In these verses, then, Paul was able to turn to his own example and that of his team. “Imitate” is the Greek word “mimeomai” from which we get our word “mimic.” The idea of this word is that of modeling, becoming like, or following after another. It stresses the nature of a particular kind of behavior modeled by another that we are to follow. In the New Testament, it has a spiritual, ethical or moral emphasis and is generally linked with an obligation to a certain kind of conduct or character as a product of faith in the directives of the Bible and the example of the apostles or other leaders who were also following the Lord Jesus as their ultimate example.
It is linked to certain ones
Who are living examples
For the life of faith
And the character of Christ.
This, the apostle states, is a moral and logical obligation. He said, “you must imitate us.” The word “must” refers “to the compulsion of duty, of law, of custom, or of an inner necessity that grows out of the situation.” Here it is the moral necessity that arises out of the fact these men were their spiritual mentors who followed the Lord Jesus and who had provided them with a godly example.
Thus, Paul adds, “because we did not behave without discipline among you, …” Though they had the right to receive support from the Thessalonians, they set aside that right in order to provide a fitting example of Christ-like behavior (see verse 9).
This not only provided
An example to new Christians,
But was a way of answering
The false accusations of their accusers.
The word “without discipline” means “to be out of order, out of line.” It’s the verb form of the word used and discussed above in verse 6.
Paul himself was not idle. His readers could verify this claim (“you yourselves know,” verse 7; cf. 1 Thessalonians 2:1; 3:3; 4:2; 5:2). In imitating Paul, they would be imitating the Lord Himself (1 Thessalonians 1:6) because Paul’s life was so carefully patterned after his Lord’s. He did not loaf at Thessalonica (verse 7b), nor depend on others to supply him with free food (verse 8a). He supported himself in spite of much fatigue (“laboring to the point of exhaustion,” verse 8) and many obstacles (“toiling,” verse. 8; cf. 1 Thessalonians 2:9) in order to relieve the new Christians in Thessalonica of the burden of supporting him.

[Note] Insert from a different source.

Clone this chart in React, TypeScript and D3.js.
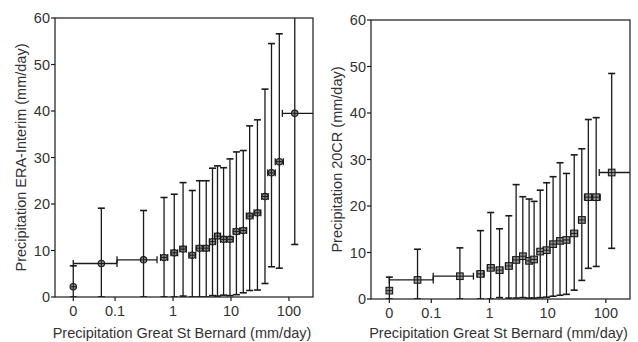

Paul did not have to exert himself so tirelessly. As an apostle, he had “the right to such help” (verse 9; cf. 1 Corinthians 9:4ff; 1Thessalonians 2:7) from his converts. He decided, however, to forego this privilege and leave an example for them to imitate.
With verse 10, the apostle reinforced their example by reminding them of their previous instruction as it pertained to working and supporting oneself and family. As I noted previously, the instruction here is aimed at those who are “unwilling to work.”
This instruction was not just a matter
Of some cultural tendency
They may have noted
In the Thessalonians,
But of a fundamental biblical principle.
God is Himself a worker. After all, He is the Creator and Sustainer of the universe. As such, He designed a working vocation as a necessary part of life even before the fall and He expects each of us to be involved in some form of vocation that we might support ourselves and our families, find a sense of significance and destiny in our labor, and be a productive member of society.
Thus, denying support to those who are unwilling to work is not cruel, but becomes a basic form of discipline to force idlers into reality and into the responsibility of becoming productive people. This kind of discipline is tough love and provides a protection to both the individual and to the society.
This is God’s Word For Today … This Is Grace For The Journey
Rest and Rejoice in this eternal truth!
Ephesians 4:7 – “But to each one of us grace has been given as Christ apportioned it.”
Hebrews 4:16 – “Let us then approach the throne of grace with confidence, so that we may receive mercy and find grace to help us in our time of need.”